Personally, I’m especially passionate about the power of meditation as a productivity enhancer. The two times I spend on transcendental meditation each day actually make me more focused, calm and creative during the time I spend working and it plays a key role in my ability to be an effective leader. My advice for today’s leaders would include the following:
- Define your culture and mission on day 1. If you don’t truly care about what you are creating, it’s going to be really hard to summon the passion you need to succeed. In turn, it will be hard to inspire your team and recruit value aligned people.
- Eat healthy, get restful sleep, spend time with family and friends, exercise, meditate. When one is tired, stressed or sick, bad (and often difficult to reverse) decisions follow.
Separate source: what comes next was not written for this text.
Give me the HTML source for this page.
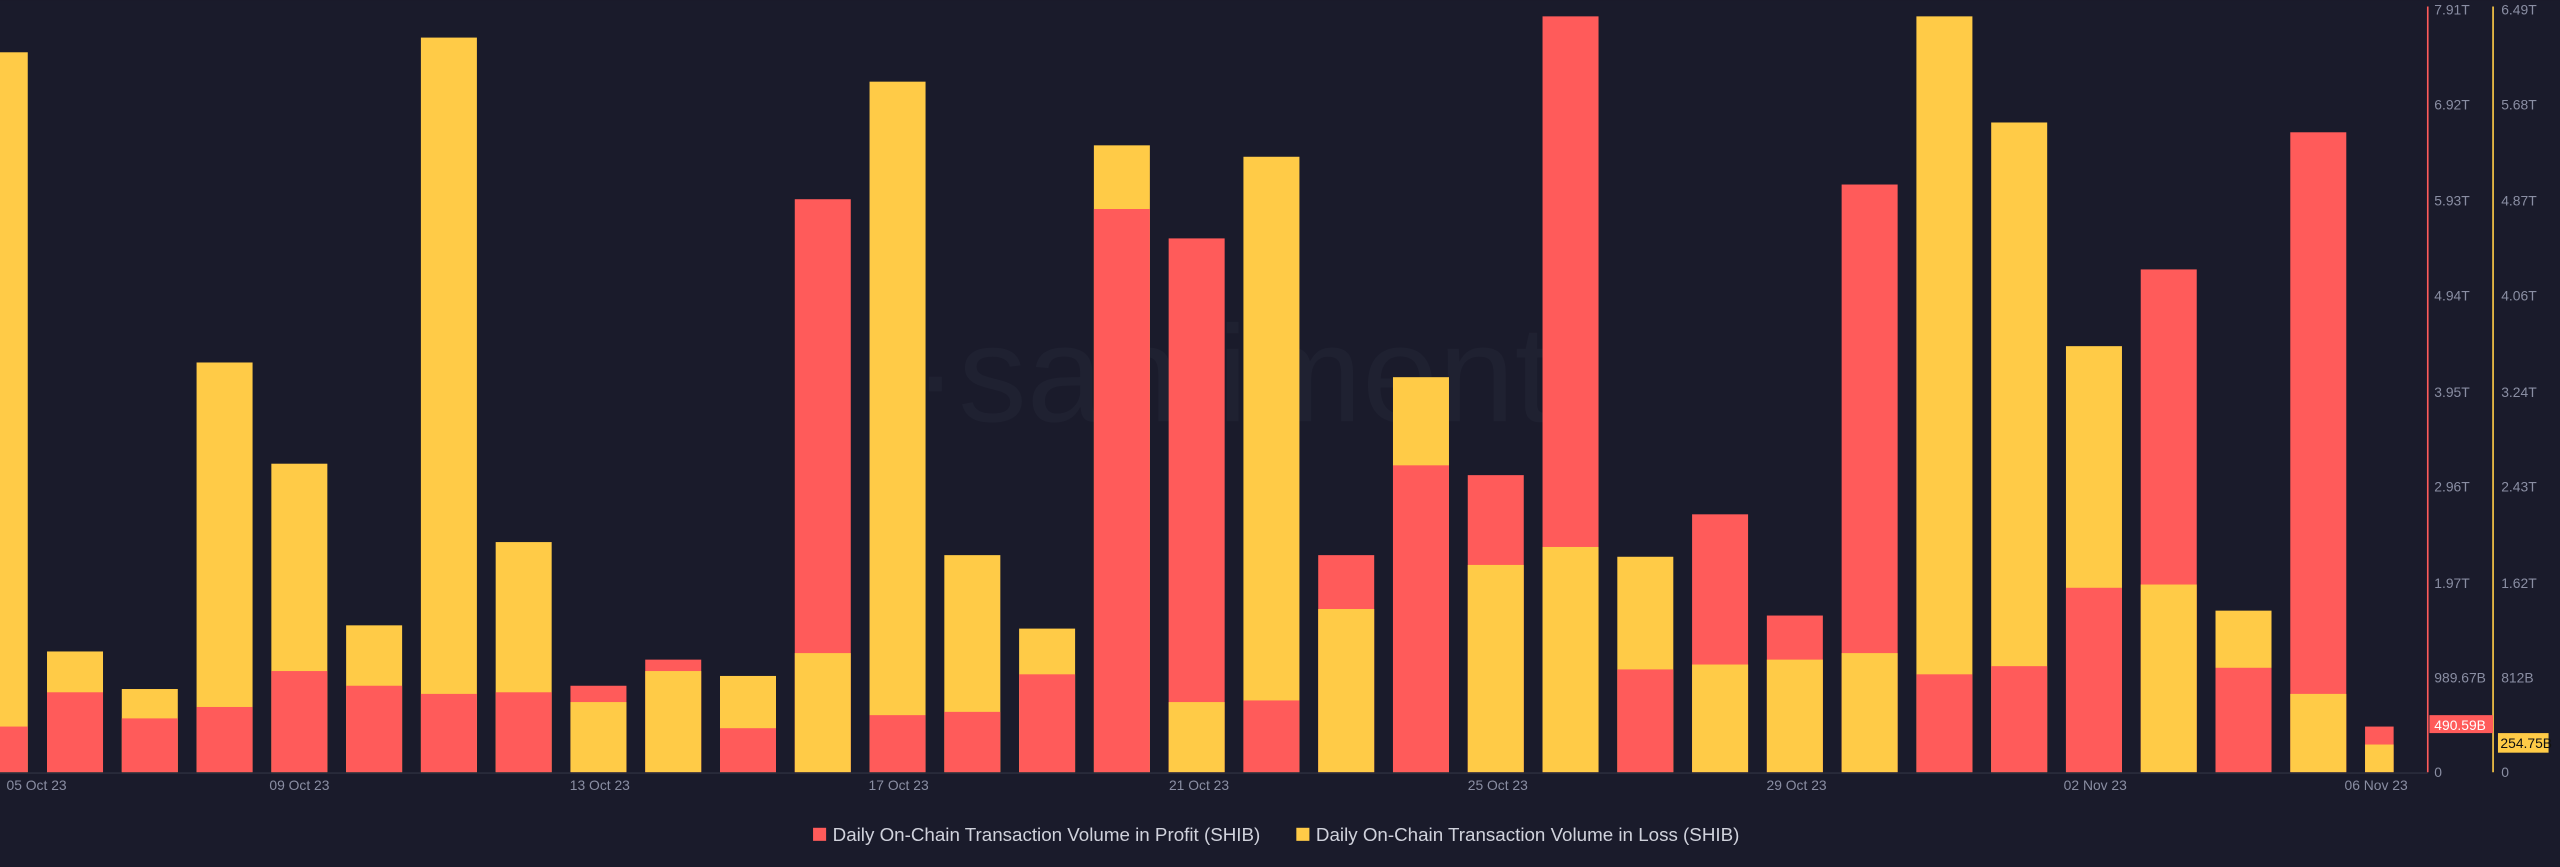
<!DOCTYPE html>
<html><head><meta charset="utf-8"><style>
html,body{margin:0;padding:0;background:#1a1b2b;}
svg{display:block;font-family:"Liberation Sans",sans-serif;}
.r{fill:#ff5b5a}.y{fill:#ffcb47}
</style></head><body>
<svg width="2560" height="867" viewBox="0 0 1568 531" xmlns="http://www.w3.org/2000/svg">
<rect width="1568" height="531" fill="#1a1b2b"/>
<text x="755" y="258" font-size="84" fill="#1f2131" text-anchor="middle">·santiment</text>
<g>
<rect class="y" x="0" y="32" width="17" height="441"/><rect class="r" x="0" y="445" width="17" height="28"/>
<rect class="y" x="28.8" y="399" width="34.3" height="74"/><rect class="r" x="28.8" y="424" width="34.3" height="49"/>
<rect class="y" x="74.6" y="422" width="34.3" height="51"/><rect class="r" x="74.6" y="440" width="34.3" height="33"/>
<rect class="y" x="120.4" y="222" width="34.3" height="251"/><rect class="r" x="120.4" y="433" width="34.3" height="40"/>
<rect class="y" x="166.2" y="284" width="34.3" height="189"/><rect class="r" x="166.2" y="411" width="34.3" height="62"/>
<rect class="y" x="212" y="383" width="34.3" height="90"/><rect class="r" x="212" y="420" width="34.3" height="53"/>
<rect class="y" x="257.8" y="23" width="34.3" height="450"/><rect class="r" x="257.8" y="425" width="34.3" height="48"/>
<rect class="y" x="303.6" y="332" width="34.3" height="141"/><rect class="r" x="303.6" y="424" width="34.3" height="49"/>
<rect class="r" x="349.4" y="420" width="34.3" height="53"/><rect class="y" x="349.4" y="430" width="34.3" height="43"/>
<rect class="r" x="395.2" y="404" width="34.3" height="69"/><rect class="y" x="395.2" y="411" width="34.3" height="62"/>
<rect class="y" x="441" y="414" width="34.3" height="59"/><rect class="r" x="441" y="446" width="34.3" height="27"/>
<rect class="r" x="486.8" y="122" width="34.3" height="351"/><rect class="y" x="486.8" y="400" width="34.3" height="73"/>
<rect class="y" x="532.6" y="50" width="34.3" height="423"/><rect class="r" x="532.6" y="438" width="34.3" height="35"/>
<rect class="y" x="578.4" y="340" width="34.3" height="133"/><rect class="r" x="578.4" y="436" width="34.3" height="37"/>
<rect class="y" x="624.2" y="385" width="34.3" height="88"/><rect class="r" x="624.2" y="413" width="34.3" height="60"/>
<rect class="y" x="670" y="89" width="34.3" height="384"/><rect class="r" x="670" y="128" width="34.3" height="345"/>
<rect class="r" x="715.8" y="146" width="34.3" height="327"/><rect class="y" x="715.8" y="430" width="34.3" height="43"/>
<rect class="y" x="761.6" y="96" width="34.3" height="377"/><rect class="r" x="761.6" y="429" width="34.3" height="44"/>
<rect class="r" x="807.4" y="340" width="34.3" height="133"/><rect class="y" x="807.4" y="373" width="34.3" height="100"/>
<rect class="y" x="853.2" y="231" width="34.3" height="242"/><rect class="r" x="853.2" y="285" width="34.3" height="188"/>
<rect class="r" x="899" y="291" width="34.3" height="182"/><rect class="y" x="899" y="346" width="34.3" height="127"/>
<rect class="r" x="944.8" y="10" width="34.3" height="463"/><rect class="y" x="944.8" y="335" width="34.3" height="138"/>
<rect class="y" x="990.6" y="341" width="34.3" height="132"/><rect class="r" x="990.6" y="410" width="34.3" height="63"/>
<rect class="r" x="1036.4" y="315" width="34.3" height="158"/><rect class="y" x="1036.4" y="407" width="34.3" height="66"/>
<rect class="r" x="1082.2" y="377" width="34.3" height="96"/><rect class="y" x="1082.2" y="404" width="34.3" height="69"/>
<rect class="r" x="1128" y="113" width="34.3" height="360"/><rect class="y" x="1128" y="400" width="34.3" height="73"/>
<rect class="y" x="1173.8" y="10" width="34.3" height="463"/><rect class="r" x="1173.8" y="413" width="34.3" height="60"/>
<rect class="y" x="1219.6" y="75" width="34.3" height="398"/><rect class="r" x="1219.6" y="408" width="34.3" height="65"/>
<rect class="y" x="1265.4" y="212" width="34.3" height="261"/><rect class="r" x="1265.4" y="360" width="34.3" height="113"/>
<rect class="r" x="1311.2" y="165" width="34.3" height="308"/><rect class="y" x="1311.2" y="358" width="34.3" height="115"/>
<rect class="y" x="1357" y="374" width="34.3" height="99"/><rect class="r" x="1357" y="409" width="34.3" height="64"/>
<rect class="r" x="1402.8" y="81" width="34.3" height="392"/><rect class="y" x="1402.8" y="425" width="34.3" height="48"/>
<rect class="r" x="1448.6" y="445" width="17.5" height="28"/><rect class="y" x="1448.6" y="456" width="17.5" height="17"/>
</g>
<line x1="0" y1="473.5" x2="1487" y2="473.5" stroke="#2a2c3d" stroke-width="1"/>
<line x1="1487" y1="4" x2="1487" y2="473" stroke="#ff5b5a" stroke-width="1"/>
<line x1="1527" y1="4" x2="1527" y2="473" stroke="#ffcb47" stroke-width="1"/>
<g font-size="8.5" fill="#8a8ea3">
<text x="1491" y="9">7.91T</text><text x="1491" y="67">6.92T</text><text x="1491" y="126">5.93T</text><text x="1491" y="184">4.94T</text><text x="1491" y="243">3.95T</text><text x="1491" y="301">2.96T</text><text x="1491" y="360">1.97T</text><text x="1491" y="418">989.67B</text><text x="1491" y="476">0</text>
<text x="1532" y="9">6.49T</text><text x="1532" y="67">5.68T</text><text x="1532" y="126">4.87T</text><text x="1532" y="184">4.06T</text><text x="1532" y="243">3.24T</text><text x="1532" y="301">2.43T</text><text x="1532" y="360">1.62T</text><text x="1532" y="418">812B</text><text x="1532" y="476">0</text>
<text x="4" y="484">05 Oct 23</text><text x="165" y="484">09 Oct 23</text><text x="349" y="484">13 Oct 23</text><text x="532" y="484">17 Oct 23</text><text x="716" y="484">21 Oct 23</text><text x="899" y="484">25 Oct 23</text><text x="1082" y="484">29 Oct 23</text><text x="1264" y="484">02 Nov 23</text><text x="1436" y="484">06 Nov 23</text>
</g>
<rect x="1488" y="438" width="39" height="11" fill="#ff5b5a"/>
<text x="1491" y="447" font-size="8.5" fill="#fff">490.59B</text>
<rect x="1530" y="449" width="31" height="12" fill="#ffcb47"/>
<text x="1531.5" y="458" font-size="8.5" fill="#111">254.75B</text>
<rect x="498" y="507" width="8" height="8" fill="#ff5b5a"/>
<text x="510" y="515" font-size="11.5" fill="#d0d2dc">Daily On-Chain Transaction Volume in Profit (SHIB)</text>
<rect x="794" y="507" width="8" height="8" fill="#ffcb47"/>
<text x="806" y="515" font-size="11.5" fill="#d0d2dc">Daily On-Chain Transaction Volume in Loss (SHIB)</text>
</svg>
</body></html>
I have learned that rest is the basis of activity and that there shouldn’t have to be a choice between being successful and being well.
- Build meaningful relationships with your team and spend meaningful time with them. Leverage lots of humor and levity in your interactions to create a low stress / low threat environment. A successful company is more than its leader. Co-create objectives with your team and then trust them to execute and achieve results (you likely spent lots of time recruiting amazing people in the first place). Praise and appreciate often.
- Focus: Figure out the thing that is most important in any given day and do that—everything else can wait. Outsource all chores and scheduling. EAs are wonderful; but there are also affordable virtual assistants or other services that help make time for things that matter.
In many cases “doing less” and finding balance in your life will actually lead you to accomplish more.